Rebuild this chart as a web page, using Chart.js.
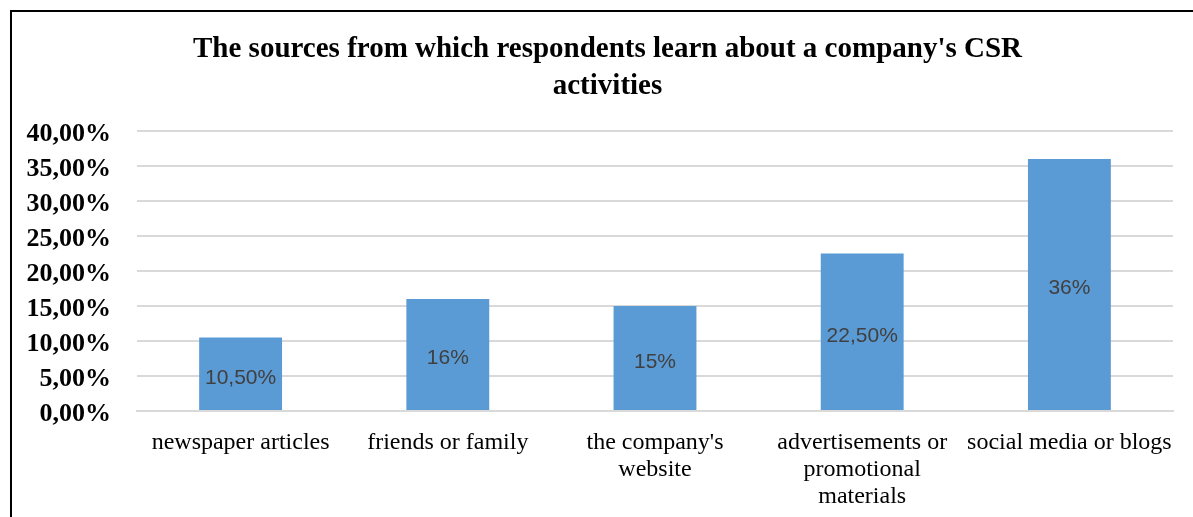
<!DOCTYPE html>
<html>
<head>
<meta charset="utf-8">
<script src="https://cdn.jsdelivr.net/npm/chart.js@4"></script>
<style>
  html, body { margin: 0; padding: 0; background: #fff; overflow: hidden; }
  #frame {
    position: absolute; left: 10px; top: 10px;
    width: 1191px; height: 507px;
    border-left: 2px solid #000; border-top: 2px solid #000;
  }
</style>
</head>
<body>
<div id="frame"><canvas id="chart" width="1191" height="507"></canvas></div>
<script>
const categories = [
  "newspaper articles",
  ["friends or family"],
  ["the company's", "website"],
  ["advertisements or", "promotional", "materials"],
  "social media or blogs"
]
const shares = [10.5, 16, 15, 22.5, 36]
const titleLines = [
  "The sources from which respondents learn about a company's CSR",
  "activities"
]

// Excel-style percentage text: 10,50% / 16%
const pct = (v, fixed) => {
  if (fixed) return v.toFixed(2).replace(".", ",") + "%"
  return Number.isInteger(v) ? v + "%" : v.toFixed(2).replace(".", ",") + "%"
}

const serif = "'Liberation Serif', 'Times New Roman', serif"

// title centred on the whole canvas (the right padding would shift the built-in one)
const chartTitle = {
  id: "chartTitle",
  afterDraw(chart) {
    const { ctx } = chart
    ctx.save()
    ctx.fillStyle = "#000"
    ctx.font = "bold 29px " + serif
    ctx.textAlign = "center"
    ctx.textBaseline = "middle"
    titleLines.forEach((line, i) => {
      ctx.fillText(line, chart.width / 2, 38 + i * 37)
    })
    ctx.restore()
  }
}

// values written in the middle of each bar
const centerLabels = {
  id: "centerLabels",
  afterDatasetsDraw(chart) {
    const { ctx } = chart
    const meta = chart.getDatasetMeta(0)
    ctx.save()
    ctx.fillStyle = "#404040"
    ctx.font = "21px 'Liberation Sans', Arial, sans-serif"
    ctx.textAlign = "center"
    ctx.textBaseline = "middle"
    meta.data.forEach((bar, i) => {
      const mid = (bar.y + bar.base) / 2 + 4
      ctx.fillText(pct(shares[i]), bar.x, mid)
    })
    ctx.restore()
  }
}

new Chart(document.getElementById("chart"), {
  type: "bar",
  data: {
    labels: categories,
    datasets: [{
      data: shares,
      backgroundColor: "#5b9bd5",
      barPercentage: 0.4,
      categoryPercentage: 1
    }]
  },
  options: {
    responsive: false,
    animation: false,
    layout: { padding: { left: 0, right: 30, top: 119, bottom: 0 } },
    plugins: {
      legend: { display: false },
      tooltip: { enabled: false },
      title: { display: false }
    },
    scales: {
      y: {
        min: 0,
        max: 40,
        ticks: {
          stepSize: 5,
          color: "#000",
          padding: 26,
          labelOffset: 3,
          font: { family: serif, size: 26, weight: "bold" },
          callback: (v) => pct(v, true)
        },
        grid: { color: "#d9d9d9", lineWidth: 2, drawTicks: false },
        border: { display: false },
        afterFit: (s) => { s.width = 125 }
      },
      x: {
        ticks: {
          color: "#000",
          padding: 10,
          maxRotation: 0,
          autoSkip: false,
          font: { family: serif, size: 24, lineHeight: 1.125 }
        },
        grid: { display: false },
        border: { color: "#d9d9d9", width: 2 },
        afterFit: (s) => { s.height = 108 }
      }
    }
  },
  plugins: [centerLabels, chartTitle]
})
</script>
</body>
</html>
******
**Exercise aim**: Set every line down exactly as written, leaving each picture out.

**Solved exercise**:
Rebuild this chart as a web page, using Chart.js.
<!DOCTYPE html>
<html>
<head>
<meta charset="utf-8">
<script src="https://cdn.jsdelivr.net/npm/chart.js@4"></script>
<style>
  html, body { margin: 0; padding: 0; background: #fff; overflow: hidden; }
  #frame {
    position: absolute; left: 10px; top: 10px;
    width: 1191px; height: 507px;
    border-left: 2px solid #000; border-top: 2px solid #000;
  }
</style>
</head>
<body>
<div id="frame"><canvas id="chart" width="1191" height="507"></canvas></div>
<script>
const categories = [
  "newspaper articles",
  ["friends or family"],
  ["the company's", "website"],
  ["advertisements or", "promotional", "materials"],
  "social media or blogs"
]
const shares = [10.5, 16, 15, 22.5, 36]
const titleLines = [
  "The sources from which respondents learn about a company's CSR",
  "activities"
]

// Excel-style percentage text: 10,50% / 16%
const pct = (v, fixed) => {
  if (fixed) return v.toFixed(2).replace(".", ",") + "%"
  return Number.isInteger(v) ? v + "%" : v.toFixed(2).replace(".", ",") + "%"
}

const serif = "'Liberation Serif', 'Times New Roman', serif"

// title centred on the whole canvas (the right padding would shift the built-in one)
const chartTitle = {
  id: "chartTitle",
  afterDraw(chart) {
    const { ctx } = chart
    ctx.save()
    ctx.fillStyle = "#000"
    ctx.font = "bold 29px " + serif
    ctx.textAlign = "center"
    ctx.textBaseline = "middle"
    titleLines.forEach((line, i) => {
      ctx.fillText(line, chart.width / 2, 38 + i * 37)
    })
    ctx.restore()
  }
}

// values written in the middle of each bar
const centerLabels = {
  id: "centerLabels",
  afterDatasetsDraw(chart) {
    const { ctx } = chart
    const meta = chart.getDatasetMeta(0)
    ctx.save()
    ctx.fillStyle = "#404040"
    ctx.font = "21px 'Liberation Sans', Arial, sans-serif"
    ctx.textAlign = "center"
    ctx.textBaseline = "middle"
    meta.data.forEach((bar, i) => {
      const mid = (bar.y + bar.base) / 2 + 4
      ctx.fillText(pct(shares[i]), bar.x, mid)
    })
    ctx.restore()
  }
}

new Chart(document.getElementById("chart"), {
  type: "bar",
  data: {
    labels: categories,
    datasets: [{
      data: shares,
      backgroundColor: "#5b9bd5",
      barPercentage: 0.4,
      categoryPercentage: 1
    }]
  },
  options: {
    responsive: false,
    animation: false,
    layout: { padding: { left: 0, right: 30, top: 119, bottom: 0 } },
    plugins: {
      legend: { display: false },
      tooltip: { enabled: false },
      title: { display: false }
    },
    scales: {
      y: {
        min: 0,
        max: 40,
        ticks: {
          stepSize: 5,
          color: "#000",
          padding: 26,
          labelOffset: 3,
          font: { family: serif, size: 26, weight: "bold" },
          callback: (v) => pct(v, true)
        },
        grid: { color: "#d9d9d9", lineWidth: 2, drawTicks: false },
        border: { display: false },
        afterFit: (s) => { s.width = 125 }
      },
      x: {
        ticks: {
          color: "#000",
          padding: 10,
          maxRotation: 0,
          autoSkip: false,
          font: { family: serif, size: 24, lineHeight: 1.125 }
        },
        grid: { display: false },
        border: { color: "#d9d9d9", width: 2 },
        afterFit: (s) => { s.height = 108 }
      }
    }
  },
  plugins: [centerLabels, chartTitle]
})
</script>
</body>
</html>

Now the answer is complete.